EXERCISE REQUIREMENTS -
Your copy should be exact, beginning at the line containing "Write self-contained HTML" and ending at the line containing "const fLabels=[20,40,60,80,100];", with both lines kept and every picture dropped.

## start PROVIDED INFORMATION

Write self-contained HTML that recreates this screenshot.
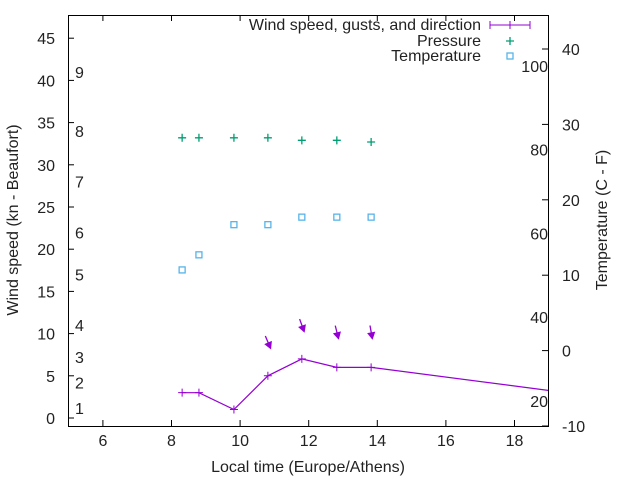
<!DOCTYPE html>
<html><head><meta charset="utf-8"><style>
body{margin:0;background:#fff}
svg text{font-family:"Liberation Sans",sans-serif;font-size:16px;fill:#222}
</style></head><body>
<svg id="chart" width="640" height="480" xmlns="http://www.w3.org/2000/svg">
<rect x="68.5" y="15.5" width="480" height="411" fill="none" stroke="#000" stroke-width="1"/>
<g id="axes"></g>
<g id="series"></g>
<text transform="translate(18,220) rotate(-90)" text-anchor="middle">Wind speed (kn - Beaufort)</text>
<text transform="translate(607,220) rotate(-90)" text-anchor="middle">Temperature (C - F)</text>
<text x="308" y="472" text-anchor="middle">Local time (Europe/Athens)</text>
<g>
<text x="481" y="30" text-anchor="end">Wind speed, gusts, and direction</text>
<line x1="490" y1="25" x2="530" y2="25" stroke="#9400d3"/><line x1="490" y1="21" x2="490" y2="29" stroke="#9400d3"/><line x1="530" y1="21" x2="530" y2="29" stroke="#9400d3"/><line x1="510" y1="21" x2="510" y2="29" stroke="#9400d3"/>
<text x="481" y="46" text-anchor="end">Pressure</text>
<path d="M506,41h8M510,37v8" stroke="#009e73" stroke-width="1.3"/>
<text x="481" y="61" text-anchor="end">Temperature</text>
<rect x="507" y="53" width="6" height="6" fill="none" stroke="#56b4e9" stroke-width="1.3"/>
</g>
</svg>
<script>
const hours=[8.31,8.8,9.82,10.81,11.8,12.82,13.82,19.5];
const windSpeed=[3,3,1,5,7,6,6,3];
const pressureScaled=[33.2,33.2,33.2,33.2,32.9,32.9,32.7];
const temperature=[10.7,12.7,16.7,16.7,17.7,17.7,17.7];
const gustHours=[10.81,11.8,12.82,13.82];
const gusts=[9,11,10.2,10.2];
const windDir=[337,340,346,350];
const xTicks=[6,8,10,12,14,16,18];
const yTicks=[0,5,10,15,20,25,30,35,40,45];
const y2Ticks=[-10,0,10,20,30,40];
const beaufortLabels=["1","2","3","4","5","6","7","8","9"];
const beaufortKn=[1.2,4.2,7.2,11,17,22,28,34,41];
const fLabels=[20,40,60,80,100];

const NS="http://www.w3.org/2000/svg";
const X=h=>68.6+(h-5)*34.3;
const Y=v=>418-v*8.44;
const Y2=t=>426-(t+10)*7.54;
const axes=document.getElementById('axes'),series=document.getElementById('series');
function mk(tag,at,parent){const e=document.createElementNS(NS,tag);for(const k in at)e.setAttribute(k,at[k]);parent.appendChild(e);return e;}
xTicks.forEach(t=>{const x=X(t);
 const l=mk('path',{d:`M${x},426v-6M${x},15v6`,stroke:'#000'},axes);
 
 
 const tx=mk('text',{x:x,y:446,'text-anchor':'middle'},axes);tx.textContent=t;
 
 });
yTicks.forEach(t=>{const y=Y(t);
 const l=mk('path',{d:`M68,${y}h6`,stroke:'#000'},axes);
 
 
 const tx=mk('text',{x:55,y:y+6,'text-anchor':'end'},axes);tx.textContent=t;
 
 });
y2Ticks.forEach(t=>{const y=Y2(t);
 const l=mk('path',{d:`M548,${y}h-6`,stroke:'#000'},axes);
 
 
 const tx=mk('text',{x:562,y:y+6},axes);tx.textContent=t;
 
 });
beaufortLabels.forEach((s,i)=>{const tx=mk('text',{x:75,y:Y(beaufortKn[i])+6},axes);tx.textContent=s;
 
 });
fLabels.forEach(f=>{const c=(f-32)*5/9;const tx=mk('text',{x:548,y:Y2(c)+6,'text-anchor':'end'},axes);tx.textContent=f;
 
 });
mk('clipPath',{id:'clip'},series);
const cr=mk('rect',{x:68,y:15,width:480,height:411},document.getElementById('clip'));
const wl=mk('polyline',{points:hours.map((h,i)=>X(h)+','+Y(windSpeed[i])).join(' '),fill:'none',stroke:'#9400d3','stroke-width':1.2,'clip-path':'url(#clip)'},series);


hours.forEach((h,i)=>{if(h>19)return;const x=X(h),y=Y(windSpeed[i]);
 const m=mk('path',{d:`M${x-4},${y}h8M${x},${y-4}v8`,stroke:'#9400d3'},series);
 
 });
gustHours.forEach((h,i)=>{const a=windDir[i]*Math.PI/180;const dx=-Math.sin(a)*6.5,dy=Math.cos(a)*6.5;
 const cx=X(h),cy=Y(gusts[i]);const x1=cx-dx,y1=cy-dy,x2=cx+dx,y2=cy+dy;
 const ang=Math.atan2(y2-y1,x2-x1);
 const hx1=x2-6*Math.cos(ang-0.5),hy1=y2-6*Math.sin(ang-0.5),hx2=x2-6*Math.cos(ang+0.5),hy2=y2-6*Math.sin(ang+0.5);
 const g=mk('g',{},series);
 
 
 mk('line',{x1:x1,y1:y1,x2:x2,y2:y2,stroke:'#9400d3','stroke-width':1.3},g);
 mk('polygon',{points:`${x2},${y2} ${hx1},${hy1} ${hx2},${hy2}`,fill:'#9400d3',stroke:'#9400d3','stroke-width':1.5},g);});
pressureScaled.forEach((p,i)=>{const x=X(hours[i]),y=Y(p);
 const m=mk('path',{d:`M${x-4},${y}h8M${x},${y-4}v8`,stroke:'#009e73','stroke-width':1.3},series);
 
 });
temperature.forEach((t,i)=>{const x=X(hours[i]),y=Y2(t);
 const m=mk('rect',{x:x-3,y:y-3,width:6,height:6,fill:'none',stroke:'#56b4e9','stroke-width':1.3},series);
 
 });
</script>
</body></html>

## end PROVIDED INFORMATION
## start PROVIDED INFORMATION

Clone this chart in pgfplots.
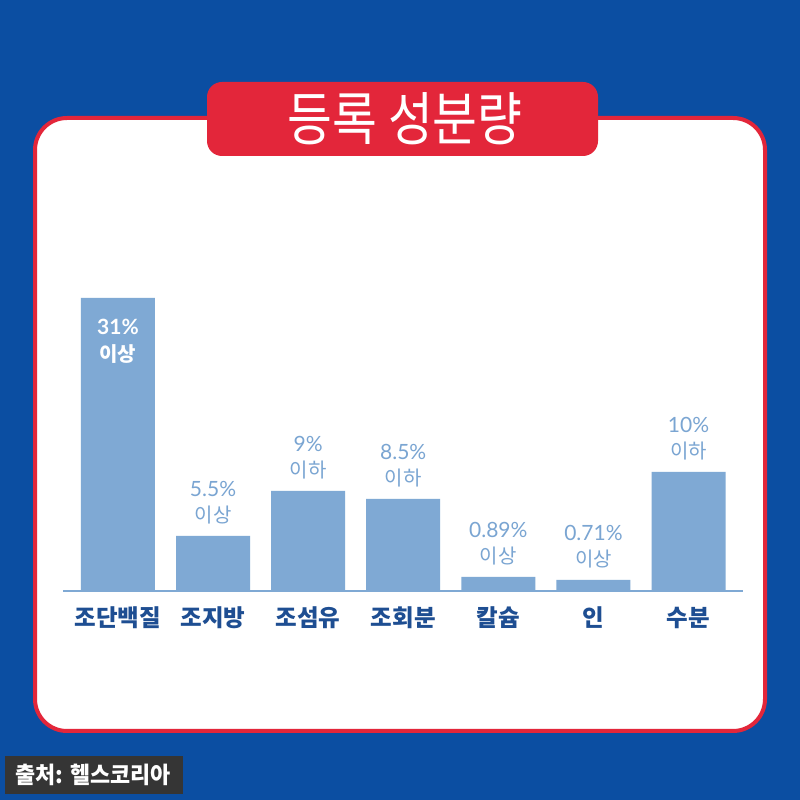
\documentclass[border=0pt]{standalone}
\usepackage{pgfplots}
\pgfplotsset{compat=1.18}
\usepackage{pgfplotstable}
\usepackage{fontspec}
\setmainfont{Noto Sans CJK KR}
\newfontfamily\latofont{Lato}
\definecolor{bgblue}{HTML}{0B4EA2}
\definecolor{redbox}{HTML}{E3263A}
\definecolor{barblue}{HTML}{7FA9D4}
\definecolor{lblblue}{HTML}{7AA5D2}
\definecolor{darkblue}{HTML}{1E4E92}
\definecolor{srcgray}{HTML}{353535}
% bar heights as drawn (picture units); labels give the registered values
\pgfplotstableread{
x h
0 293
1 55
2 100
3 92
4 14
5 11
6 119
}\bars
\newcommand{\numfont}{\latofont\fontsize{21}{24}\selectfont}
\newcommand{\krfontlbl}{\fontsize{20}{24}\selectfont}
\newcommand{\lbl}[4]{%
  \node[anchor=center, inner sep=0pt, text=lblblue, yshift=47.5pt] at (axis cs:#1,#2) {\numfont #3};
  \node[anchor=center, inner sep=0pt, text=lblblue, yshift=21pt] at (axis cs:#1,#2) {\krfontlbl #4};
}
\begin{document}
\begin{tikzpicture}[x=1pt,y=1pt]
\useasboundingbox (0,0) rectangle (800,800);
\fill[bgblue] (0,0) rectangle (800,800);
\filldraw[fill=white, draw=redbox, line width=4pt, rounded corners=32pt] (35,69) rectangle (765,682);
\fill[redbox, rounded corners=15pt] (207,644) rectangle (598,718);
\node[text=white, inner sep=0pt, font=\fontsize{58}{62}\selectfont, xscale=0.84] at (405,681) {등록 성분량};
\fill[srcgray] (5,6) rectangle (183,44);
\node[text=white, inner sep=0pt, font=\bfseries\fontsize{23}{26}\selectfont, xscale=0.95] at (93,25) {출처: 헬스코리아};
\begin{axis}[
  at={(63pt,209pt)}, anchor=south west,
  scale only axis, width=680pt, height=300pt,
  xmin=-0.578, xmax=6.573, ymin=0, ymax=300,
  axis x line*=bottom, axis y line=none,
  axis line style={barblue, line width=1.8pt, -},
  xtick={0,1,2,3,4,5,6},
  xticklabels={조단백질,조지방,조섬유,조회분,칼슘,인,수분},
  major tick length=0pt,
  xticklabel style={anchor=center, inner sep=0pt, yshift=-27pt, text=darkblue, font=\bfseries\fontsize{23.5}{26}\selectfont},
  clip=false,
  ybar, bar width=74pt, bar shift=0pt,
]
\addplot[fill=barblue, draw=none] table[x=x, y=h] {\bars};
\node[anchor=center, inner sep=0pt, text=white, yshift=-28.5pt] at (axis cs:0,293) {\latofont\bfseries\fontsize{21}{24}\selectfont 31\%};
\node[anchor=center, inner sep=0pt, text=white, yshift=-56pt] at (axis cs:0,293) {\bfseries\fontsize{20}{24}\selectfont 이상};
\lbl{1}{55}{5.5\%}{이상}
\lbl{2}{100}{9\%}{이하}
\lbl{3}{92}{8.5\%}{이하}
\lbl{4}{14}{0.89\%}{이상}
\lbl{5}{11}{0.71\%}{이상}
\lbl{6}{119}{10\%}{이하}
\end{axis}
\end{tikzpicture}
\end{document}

## end PROVIDED INFORMATION

WRITTEN RESPONSE -
Write self-contained HTML that recreates this screenshot.
<!DOCTYPE html>
<html><head><meta charset="utf-8"><style>
body{margin:0;background:#fff}
svg text{font-family:"Liberation Sans",sans-serif;font-size:16px;fill:#222}
</style></head><body>
<svg id="chart" width="640" height="480" xmlns="http://www.w3.org/2000/svg">
<rect x="68.5" y="15.5" width="480" height="411" fill="none" stroke="#000" stroke-width="1"/>
<g id="axes"></g>
<g id="series"></g>
<text transform="translate(18,220) rotate(-90)" text-anchor="middle">Wind speed (kn - Beaufort)</text>
<text transform="translate(607,220) rotate(-90)" text-anchor="middle">Temperature (C - F)</text>
<text x="308" y="472" text-anchor="middle">Local time (Europe/Athens)</text>
<g>
<text x="481" y="30" text-anchor="end">Wind speed, gusts, and direction</text>
<line x1="490" y1="25" x2="530" y2="25" stroke="#9400d3"/><line x1="490" y1="21" x2="490" y2="29" stroke="#9400d3"/><line x1="530" y1="21" x2="530" y2="29" stroke="#9400d3"/><line x1="510" y1="21" x2="510" y2="29" stroke="#9400d3"/>
<text x="481" y="46" text-anchor="end">Pressure</text>
<path d="M506,41h8M510,37v8" stroke="#009e73" stroke-width="1.3"/>
<text x="481" y="61" text-anchor="end">Temperature</text>
<rect x="507" y="53" width="6" height="6" fill="none" stroke="#56b4e9" stroke-width="1.3"/>
</g>
</svg>
<script>
const hours=[8.31,8.8,9.82,10.81,11.8,12.82,13.82,19.5];
const windSpeed=[3,3,1,5,7,6,6,3];
const pressureScaled=[33.2,33.2,33.2,33.2,32.9,32.9,32.7];
const temperature=[10.7,12.7,16.7,16.7,17.7,17.7,17.7];
const gustHours=[10.81,11.8,12.82,13.82];
const gusts=[9,11,10.2,10.2];
const windDir=[337,340,346,350];
const xTicks=[6,8,10,12,14,16,18];
const yTicks=[0,5,10,15,20,25,30,35,40,45];
const y2Ticks=[-10,0,10,20,30,40];
const beaufortLabels=["1","2","3","4","5","6","7","8","9"];
const beaufortKn=[1.2,4.2,7.2,11,17,22,28,34,41];
const fLabels=[20,40,60,80,100];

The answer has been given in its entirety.